Today this little 3 day old baby...
is a 3 year old baby.
(and also the hardest child in the world to get a good pic of)
Please excuse me while I indulge myself with baby pics of her.
Was she really ever this tiny?!
Happy 3rd birthday! You are such a handful these days, but also such a joy. You are the absolute sweetest big sister a girl could ever ask for. You are so smart and so mature for your age, so I guess I should actually thank you for throwing tantrums from time to time so that I can still feel like you need me as a parent. Sometimes you act like a teenager already and you want nothing to do with me. In all honesty, it breaks my heart. You tell me Scarlett wants to play with you and when I lay her next to you, you say "go" and point to the door.
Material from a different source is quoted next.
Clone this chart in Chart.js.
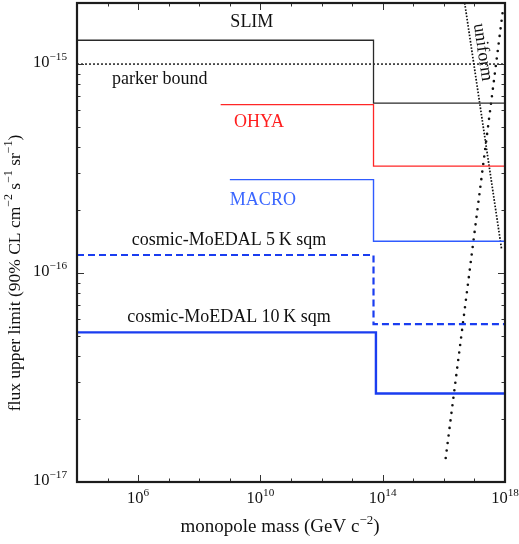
<!DOCTYPE html>
<html><head><meta charset="utf-8">
<script src="https://cdn.jsdelivr.net/npm/chart.js@4.4.0/dist/chart.umd.min.js"></script>
<style>html,body{margin:0;padding:0;background:#fff;}#wrap{width:519px;height:544px;position:relative;}</style>
</head><body><div id="wrap"><canvas id="c"></canvas></div>
<script>
// ---- data ----
const massTicks = [1e6, 1e10, 1e14, 1e18];
const fluxTicks = [1e-17, 1e-16, 1e-15];
const massRange = [1e4, 1e18];
const fluxRange = [1e-17, 1.96e-15];

const slimMass = [1e4, 5e13, 1e18];
const slimFlux = [1.3e-15, 6.5e-16, 6.5e-16];
const parkerMass = [1e4, 1e18];
const parkerFlux = [1e-15, 1e-15];
const ohyaMass = [5e8, 5e13, 1e18];
const ohyaFlux = [6.4e-16, 3.25e-16, 3.25e-16];
const macroMass = [1e9, 5e13, 1e18];
const macroFlux = [2.8e-16, 1.42e-16, 1.42e-16];
const moedal5Mass = [1e4, 5e13, 1e18];
const moedal5Flux = [1.22e-16, 5.7e-17, 5.7e-17];
const moedal10Mass = [1e4, 6e13, 1e18];
const moedal10Flux = [5.2e-17, 2.65e-17, 2.65e-17];
const uniformAMass = [4.8e16, 7.8e17];
const uniformAFlux = [1.96e-15, 1.29e-16];
const uniformBMass = [8.3e17, 1.07e16];
const uniformBFlux = [1.75e-15, 1.2e-17];

const labelTexts = ['SLIM', 'parker bound', 'OHYA', 'MACRO', 'cosmic-MoEDAL 5\u2009K sqm', 'cosmic-MoEDAL 10\u2009K sqm', 'uniform'];
const xTitleParts = [['monopole mass (GeV c', 0], ['\u22122', 1], [')', 0]];
const yTitleParts = [['flux upper limit (90% CL cm', 0], ['\u22122', 1], [' s', 0], ['\u22121', 1], [' sr', 0], ['\u22121', 1], [')', 0]];

// ---- helpers ----
const SERIF = '"Liberation Serif", "Times New Roman", "DejaVu Serif", serif';
const pts = (xs, ys) => xs.map((x, i) => ({x: x, y: ys[i]}));
const expParts = v => [['10', 0], [String(Math.round(Math.log10(v))).replace('-', '\u2212'), 1]];

// draw text parts with superscripts; align: 'left' | 'center' | 'right'
function drawParts(ctx, parts, x, y, size, align, color) {
  const supSize = size * 0.68, raise = size * 0.36;
  const fonts = parts.map(p => (p[1] ? supSize : size) + 'px ' + SERIF);
  let widths = parts.map((p, i) => { ctx.font = fonts[i]; return ctx.measureText(p[0]).width; });
  const total = widths.reduce((a, b) => a + b, 0);
  let cx = align === 'center' ? x - total / 2 : align === 'right' ? x - total : x;
  ctx.fillStyle = color;
  ctx.textAlign = 'left';
  ctx.textBaseline = 'middle';
  parts.forEach((p, i) => {
    ctx.font = fonts[i];
    ctx.fillText(p[0], cx, p[1] ? y - raise : y);
    cx += widths[i];
  });
}

const annotations = [
  {i:0, x:10**9.72,  y:1.59e-15, color:'#111111'},
  {i:1, x:10**6.71,  y:8.5e-16,  color:'#111111'},
  {i:2, x:10**9.95,  y:5.27e-16, color:'#ff1f1f'},
  {i:3, x:10**10.08, y:2.23e-16, color:'#3a66ff'},
  {i:4, x:10**8.97,  y:1.44e-16, color:'#111111'},
  {i:5, x:10**8.97,  y:6.15e-17, color:'#111111'},
  {i:6, x:10**17.27, y:1.14e-15, color:'#111111', rot:81.5}
];

const framePlugin = {
  id: 'frame',
  afterDatasetsDraw(chart) {
    const {ctx, chartArea: a, scales: {x, y}} = chart;
    ctx.save();
    ctx.strokeStyle = '#333';
    ctx.lineWidth = 1;
    // x ticks (bottom and top), inward
    const lx0 = Math.round(Math.log10(massRange[0])), lx1 = Math.round(Math.log10(massRange[1]));
    for (let e = lx0 + 1; e <= lx1; e++) {
      const v = 10 ** e;
      const px = Math.round(x.getPixelForValue(v)) + 0.5;
      const len = massTicks.includes(v) ? 7 : 3.5;
      ctx.beginPath();
      ctx.moveTo(px, a.bottom); ctx.lineTo(px, a.bottom - len);
      ctx.moveTo(px, a.top); ctx.lineTo(px, a.top + len);
      ctx.stroke();
    }
    // y ticks (left and right), inward
    for (let e = -17; e <= -15; e++) {
      for (let m = 1; m <= 9; m++) {
        const v = m * 10 ** e;
        if (v < fluxRange[0] * 0.999 || v > fluxRange[1]) continue;
        const py = Math.round(y.getPixelForValue(v)) + 0.5;
        const len = m === 1 ? 7 : 3.5;
        ctx.beginPath();
        ctx.moveTo(a.left, py); ctx.lineTo(a.left + len, py);
        ctx.moveTo(a.right, py); ctx.lineTo(a.right - len, py);
        ctx.stroke();
      }
    }
    // frame
    ctx.strokeStyle = '#1c1c1c';
    ctx.lineWidth = 2.2;
    ctx.strokeRect(a.left, a.top, a.right - a.left, a.bottom - a.top);

    // tick labels
    massTicks.forEach(v => drawParts(ctx, expParts(v), x.getPixelForValue(v), a.bottom + 17, 16.5, 'center', '#111'));
    fluxTicks.forEach(v => drawParts(ctx, expParts(v), a.left - 10, y.getPixelForValue(v) - 1, 16.5, 'right', '#111'));

    // axis titles
    drawParts(ctx, xTitleParts, 280, a.bottom + 45, 19, 'center', '#111');
    ctx.save();
    ctx.translate(15, 273);
    ctx.rotate(-Math.PI / 2);
    drawParts(ctx, yTitleParts, 0, 0, 17.5, 'center', '#111');
    ctx.restore();

    // text labels
    ctx.font = '18px ' + SERIF;
    ctx.textAlign = 'center';
    ctx.textBaseline = 'middle';
    annotations.forEach(an => {
      const px = x.getPixelForValue(an.x), py = y.getPixelForValue(an.y);
      ctx.fillStyle = an.color;
      ctx.save();
      ctx.translate(px, py);
      if (an.rot) ctx.rotate(an.rot * Math.PI / 180);
      ctx.fillText(labelTexts[an.i], 0, 0);
      ctx.restore();
    });
    ctx.restore();
  }
};

const base = {pointRadius: 0, pointHoverRadius: 0, fill: false, tension: 0};
new Chart(document.getElementById('c'), {
  type: 'line',
  data: {
    datasets: [
      Object.assign({label: 'SLIM', data: pts(slimMass, slimFlux), borderColor: '#2a2a2a', borderWidth: 1.3, stepped: true}, base),
      Object.assign({label: 'parker bound', data: pts(parkerMass, parkerFlux), borderColor: '#111', borderWidth: 1.4, borderDash: [2, 2]}, base),
      Object.assign({label: 'OHYA', data: pts(ohyaMass, ohyaFlux), borderColor: '#ff2626', borderWidth: 1.3, stepped: true}, base),
      Object.assign({label: 'MACRO', data: pts(macroMass, macroFlux), borderColor: '#2f5bff', borderWidth: 1.4, stepped: true}, base),
      Object.assign({label: 'cosmic-MoEDAL 5 K sqm', data: pts(moedal5Mass, moedal5Flux), borderColor: '#1a3df0', borderWidth: 2.2, borderDash: [7, 4], stepped: true}, base),
      Object.assign({label: 'cosmic-MoEDAL 10 K sqm', data: pts(moedal10Mass, moedal10Flux), borderColor: '#1a3df0', borderWidth: 2.4, stepped: true}, base),
      Object.assign({label: 'uniform', data: pts(uniformAMass, uniformAFlux), borderColor: '#111', borderWidth: 1.7, borderDash: [1.6, 1.6]}, base),
      Object.assign({label: 'uniform 2', data: pts(uniformBMass, uniformBFlux), borderColor: '#111', borderWidth: 2.6, borderDash: [0, 7.6], borderCapStyle: 'round'}, base)
    ]
  },
  options: {
    responsive: true,
    maintainAspectRatio: false,
    animation: false,
    events: [],
    layout: {padding: {left: 0, right: 14, top: 3, bottom: 0}},
    plugins: {legend: {display: false}, tooltip: {enabled: false}},
    scales: {
      x: {
        type: 'logarithmic', min: massRange[0], max: massRange[1],
        grid: {display: false, drawTicks: false}, border: {display: false},
        afterBuildTicks: s => { s.ticks = massTicks.map(v => ({value: v})); },
        afterFit: s => { s.height = 62; s.paddingLeft = 0; s.paddingRight = 0; },
        ticks: {display: false}
      },
      y: {
        type: 'logarithmic', min: fluxRange[0], max: fluxRange[1],
        grid: {display: false, drawTicks: false}, border: {display: false},
        afterBuildTicks: s => { s.ticks = fluxTicks.map(v => ({value: v})); },
        afterFit: s => { s.width = 77; s.paddingTop = 0; s.paddingBottom = 0; },
        ticks: {display: false}
      }
    }
  },
  plugins: [framePlugin]
});
</script></body></html>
You tell me to "go over there" when you want to be with Daddy and slam the door in my face when you see I'm coming. You're still learning how to be tactful (ha), and I'm still learning that you really don't need me all the time anymore. In the future I know that sometimes you really will just need Daddy and sometimes you'll just want Scarlett or Grammy or Grampy, but I just didn't know it would already be happening. I wasn't quite ready to let go and let others be such a big part of you life, but (like I said) I am learning and you are teaching me that its okay. Sweet girl, I pray that you will always be happy and never sad or heartbroken or discouraged, but (sadly) I know you will experience those feelings, and when you do I am thankful that you have all these wonderful people in your life to go to when I'm just not the person that can make you feel better. When you randomly say to me during the day "Mommy loves me so much" it makes me feel like I'm doing at least one thing right, and you really do listen when I tell you those words every night. I love doing activities during the day with you, especially when you say "this is fun mama, tanks mama". Or when you see I have a bug bite and say, "you have a owie? I sorry mama" in such a sweet way. What a caring and sweet girl you are. Its so hard to get you to hold still for 2 seconds, but I try to get you to look me in the eyes at least once a day, and when you do (even though it really is only for 2 seconds) I am blown away with how absolutely gorgeous you are. I hope you always know that you are beautiful. Above all I hope you will always remember that Mommy does love you, sooo much it hurts. I never understood that expression until I met you...on this very day 3 years ago. That magical day you made me a Mother.